Work has also had its challenges and frustrations. When Aniilah was put on a different rotation just a few months after they both started working in camp, the couple unsuccessfully tried to convince their respective managers to put them back in sync. “It was the same camp company, but different contracts and arrangements. I was so frustrated,” says Farukh. A seasoned colleague told him he should threaten a “duty to accommodate” case, but with Aniilah pregnant, and their citizenship pending, Farukh did not want to rock the boat.
When the oil downturn came a few years later, Farukh and Aniilah had a brief taste of living hand to mouth. With fewer guests in camp, the staff was shuffled and Farukh was let go. Thankfully, he was re-hired a few months later but by then he had lost the seniority he had fought so hard to earn. It felt like starting over, but Farukh said he still felt lucky, especially compared to the kitchen workers on temporary work permits. Many of them were laid off first when the downturn came. Having come to Canada as a temporary foreign worker himself, Farukh could understand the double vulnerability of citizenship status and oil bust. But really, it was a triple burden, given linguistics and racial barriers. “Sometimes the head chef, a white guy from BC, would tell them ‘Speak English!’ And me, I speak English and I’m a citizen, but sometimes I felt like I was still a foreigner. But still, now I have lots of Canadian experience I can take to other jobs.”

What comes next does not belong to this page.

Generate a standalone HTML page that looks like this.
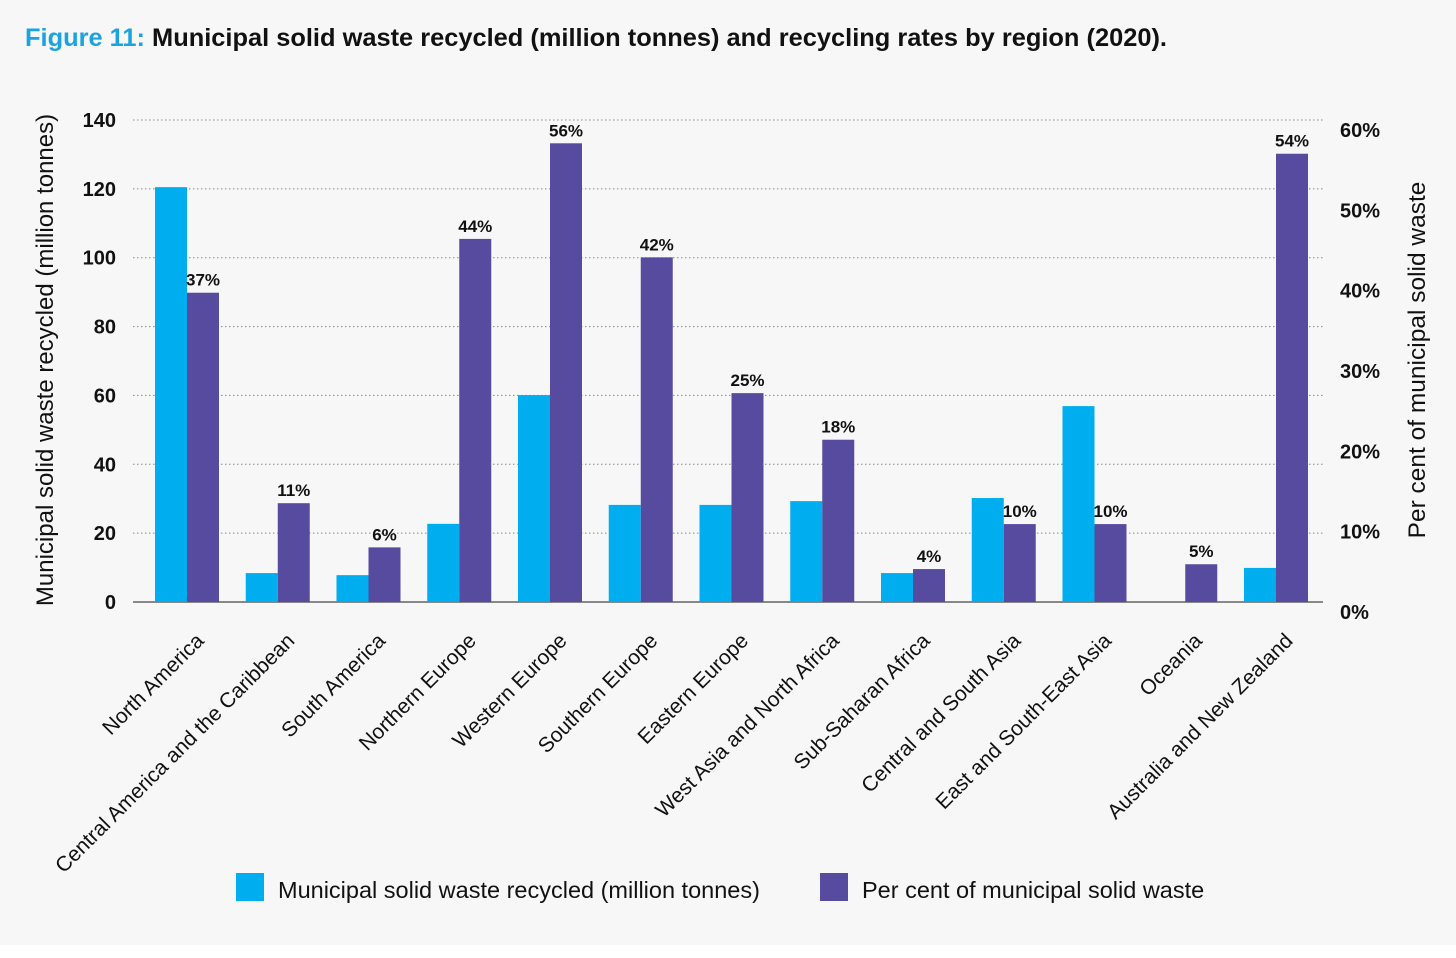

Exiting: Conflicted Dreams
“If I tell you next week, next month, next year, you never know in life.
I don’t want to change my industry because of the money.
And the passion and everything is there behind it for me, and the experience.”
Farukh solidified his chance to stay in Canada by working very hard to pass the Red Seal exam for chefs during his first six months in BC. Now, he dreams of using those skills in new ways and in places of his own choosing. Being a mobile worker with a young family is not the same as traveling here and there for work as you wish. It’s also not the same as having your own restaurant – a place where people choose to eat rather than being a captive audience in a remote work camp dining hall. Sometimes on his commutes back and forth, Farukh dreams about a restaurant, sketching out plans for the layout and the menu.
Maybe when his kids are older, says Farukh, he might leave this work; his wife sure wants him to. But Farukh is clearly conflicted. One of the last things he says is, “As long as there is camp work, I will do this.”